The case regarding the broader legal questions continued, and on Friday three D.C. judges ruled that the administration’s policy “functions as an across-the-board ban on access to abortion,” in violation of Supreme Court precedent declaring a “right” to abortion.

“The Supreme Court ‘has determined and then redetermined that the Constitution offers basic protection to the woman’s right to choose,’” the panel claimed. “And we are not free to dilute a constitutional right recognized by controlling Supreme Court precedent—a right the government affirmatively assumes unaccompanied minors here have—so that others will be dissuaded from seeking a better life in this country.”

Pro-abortion activists cheered the ruling while pro-lifers lamented it, warning it could have drastic ramifications. Other conservative legal analysts fault the court for not only relying on Roe v. Wade’s supposed “right” to abortion, but extending that “right” to non-citizens with no lawful claim to be in the United States at all.

“This sweeping ruling seeks to make the United States a sanctuary nation for abortion, forcing the government to facilitate abortions for vulnerable teenage girls who are far from home and from loved ones,” Susan B. Anthony List president Marjorie Dannenfelser said in a statement. “The countries from where these immigrants are flowing are far more protective of unborn children than the United States. We must renew our determination to restore the United States as a haven for babies and their mothers, not a destination for the destruction of the children of any neighbor.”

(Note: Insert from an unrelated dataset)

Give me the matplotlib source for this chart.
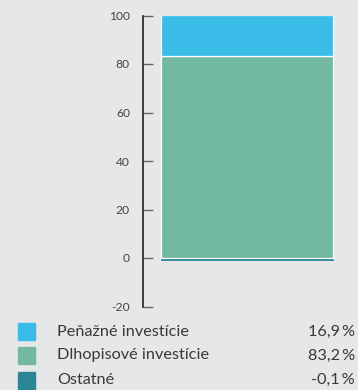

The Trump ORR’s policy was a dramatic departure from the Obama ORR, which transported underage illegals across state lines to avoid parental involvement laws and facilitate their abortions.

The Trump administration could still appeal the ruling to the U.S. Supreme Court, whose newest member, Brett Kavanaugh, was on the D.C. circuit court in 2017 and sided with the Trump administration on the case.